↓
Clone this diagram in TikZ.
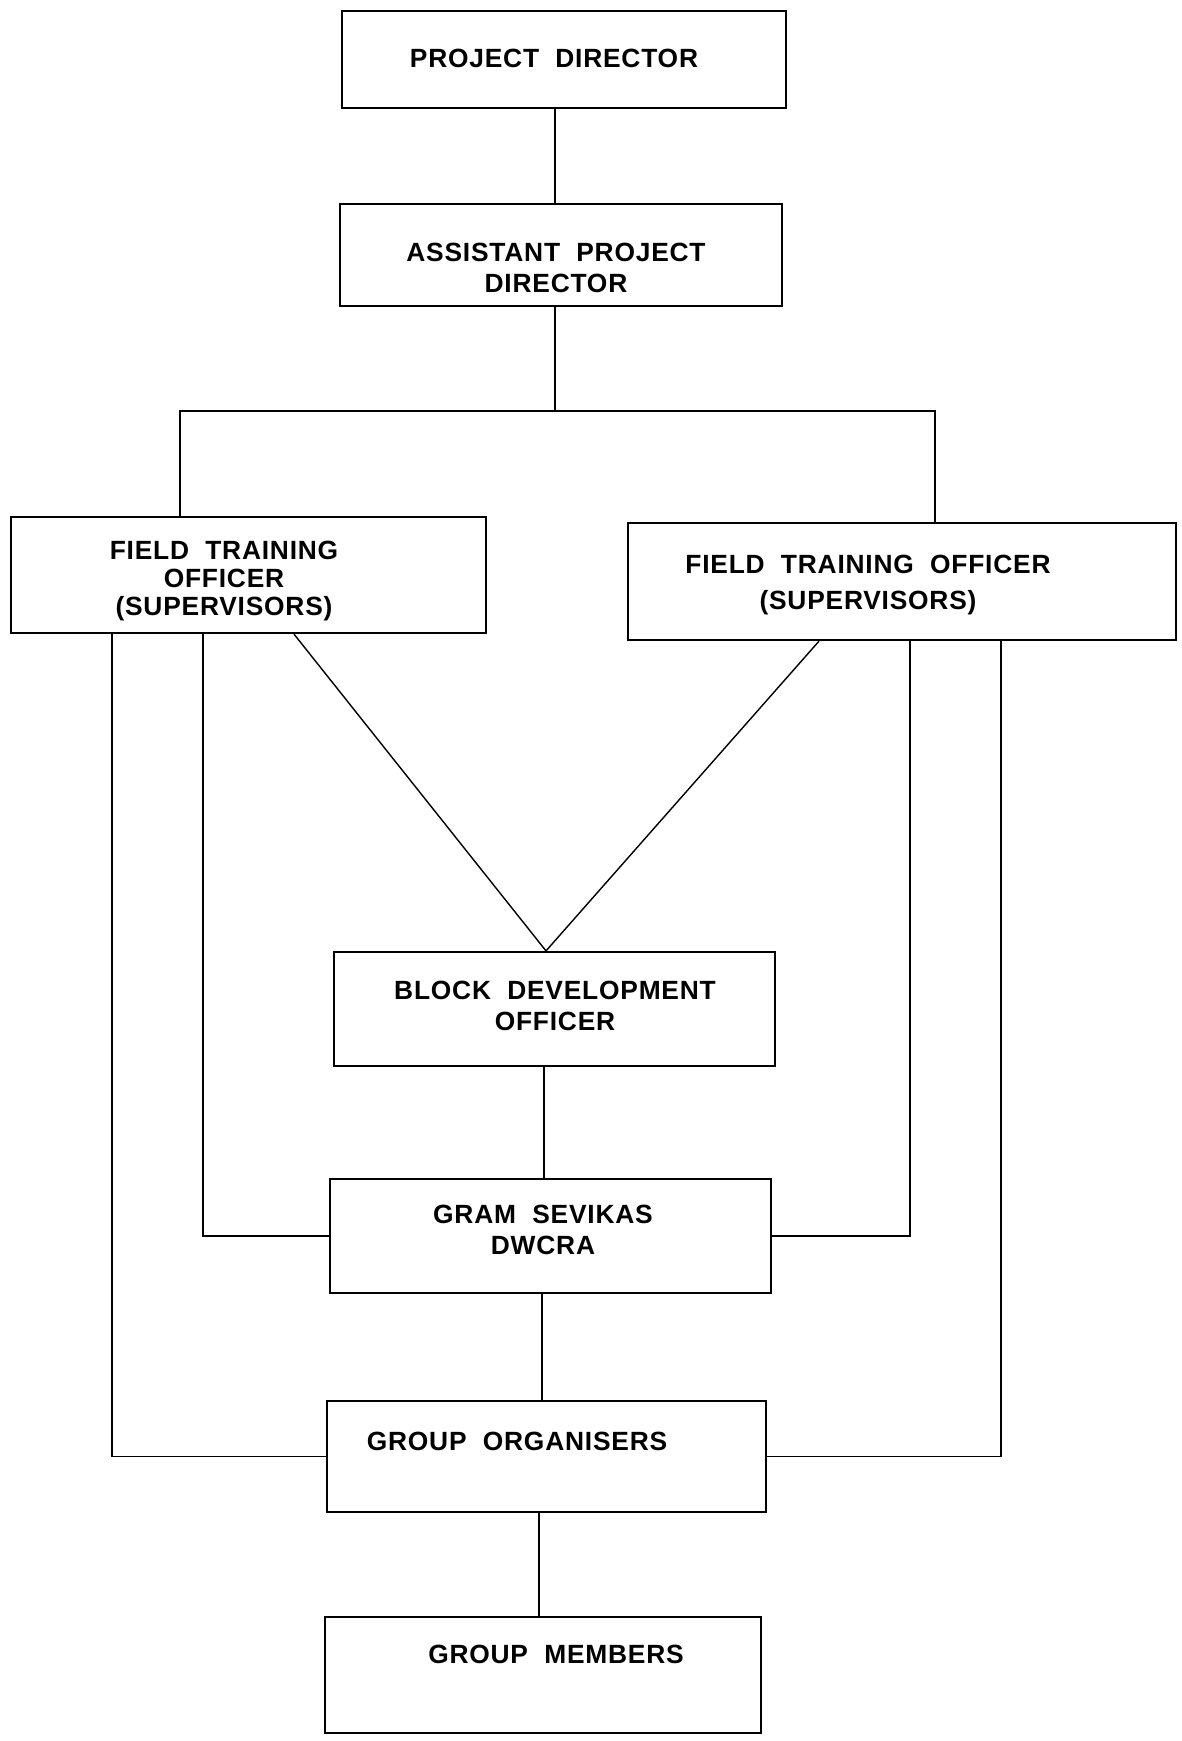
\documentclass[tikz,border=0pt]{standalone}
\usepackage{fontspec}
\setmainfont{Liberation Sans}[LetterSpace=3,WordSpace=2]
\usetikzlibrary{calc}
\tikzstyle{boxline}=[draw=black,line width=1.3pt,inner sep=0pt]
\tikzstyle{linkline}=[draw=black,line width=0.8pt]
\tikzstyle{labeltext}=[font=\fontsize{15}{18}\selectfont\bfseries,align=center,inner sep=0pt]

\begin{document}
\begin{tikzpicture}[x=0.02cm,y=-0.02cm]
    \useasboundingbox (0,0) rectangle (1182,1741);

    % boxes
    \node[boxline,minimum width=8.88cm,minimum height=1.94cm] (pd) at (564,59.5) {};
    \node[boxline,minimum width=8.84cm,minimum height=2.04cm] (apd) at (561,255) {};
    \node[boxline,minimum width=9.5cm,minimum height=2.32cm] (ftoL) at (248.5,575) {};
    \node[boxline,minimum width=10.96cm,minimum height=2.34cm] (ftoR) at (902,581.5) {};
    \node[boxline,minimum width=8.82cm,minimum height=2.28cm] (bdo) at (554.5,1009) {};
    \node[boxline,minimum width=8.82cm,minimum height=2.28cm] (gs) at (550.5,1236) {};
    \node[boxline,minimum width=8.78cm,minimum height=2.22cm] (go) at (546.5,1456.5) {};
    \node[boxline,minimum width=8.72cm,minimum height=2.32cm] (gm) at (543,1675) {};

    % texts
    \node[labeltext] (pdtext) at (554,58) {PROJECT DIRECTOR};
    \node[labeltext] (apdtext) at (556,268) {ASSISTANT PROJECT\\DIRECTOR};
    \node[labeltext] (ftoLtext) at (224,581) {FIELD TRAINING\\[-2pt]OFFICER\\[-2pt](SUPERVISORS)};
    \node[labeltext] (ftoRtext) at (868,585) {FIELD TRAINING OFFICER\\[3pt](SUPERVISORS)};
    \node[labeltext] (bdotext) at (555,1006) {BLOCK DEVELOPMENT\\OFFICER};
    \node[labeltext] (gstext) at (543,1230) {GRAM SEVIKAS\\DWCRA};
    \node[labeltext] (gotext) at (517,1441) {GROUP ORGANISERS};
    \node[labeltext] (gmtext) at (556,1654) {GROUP MEMBERS};

    % columns of the connectors
    \coordinate (spineA) at (555,0);
    \coordinate (spineB) at (544,0);
    \coordinate (spineC) at (542,0);
    \coordinate (spineD) at (539,0);
    \coordinate (busL) at (180,411);
    \coordinate (busR) at (935,411);
    \coordinate (colA) at (112,0);
    \coordinate (colB) at (203,0);
    \coordinate (colC) at (294,0);
    \coordinate (colD) at (819,0);
    \coordinate (colE) at (910,0);
    \coordinate (colF) at (1001,0);
    \coordinate (vtip) at (546,0);

    % connectors
    \draw[linkline] (pd.south -| spineA) -- (apd.north -| spineA);
    \draw[linkline] (apd.south -| spineA) -- (spineA |- busL);
    \draw[linkline] (ftoL.north -| busL) -- (busL) -- (busR) -- (ftoR.north -| busR);
    \draw[linkline] (ftoL.south -| colC) -- (bdo.north -| vtip) -- (ftoR.south -| colD);
    \draw[linkline] (ftoL.south -| colB) |- (gs.west);
    \draw[linkline] (ftoR.south -| colE) |- (gs.east);
    \draw[linkline] (ftoL.south -| colA) |- (go.west);
    \draw[linkline] (ftoR.south -| colF) |- (go.east);
    \draw[linkline] (bdo.south -| spineB) -- (gs.north -| spineB);
    \draw[linkline] (gs.south -| spineC) -- (go.north -| spineC);
    \draw[linkline] (go.south -| spineD) -- (gm.north -| spineD);
  \end{tikzpicture}
\end{document}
↑
Required work: Write out exactly the opening lines of the data, stopping after the line that holds "(0,0) rectangle (1182,1741);". Exclude pictures.

Task solution:
Clone this diagram in TikZ.
\documentclass[tikz,border=0pt]{standalone}
\usepackage{fontspec}
\setmainfont{Liberation Sans}[LetterSpace=3,WordSpace=2]
\usetikzlibrary{calc}
\tikzstyle{boxline}=[draw=black,line width=1.3pt,inner sep=0pt]
\tikzstyle{linkline}=[draw=black,line width=0.8pt]
\tikzstyle{labeltext}=[font=\fontsize{15}{18}\selectfont\bfseries,align=center,inner sep=0pt]

\begin{document}
\begin{tikzpicture}[x=0.02cm,y=-0.02cm]
    \useasboundingbox (0,0) rectangle (1182,1741);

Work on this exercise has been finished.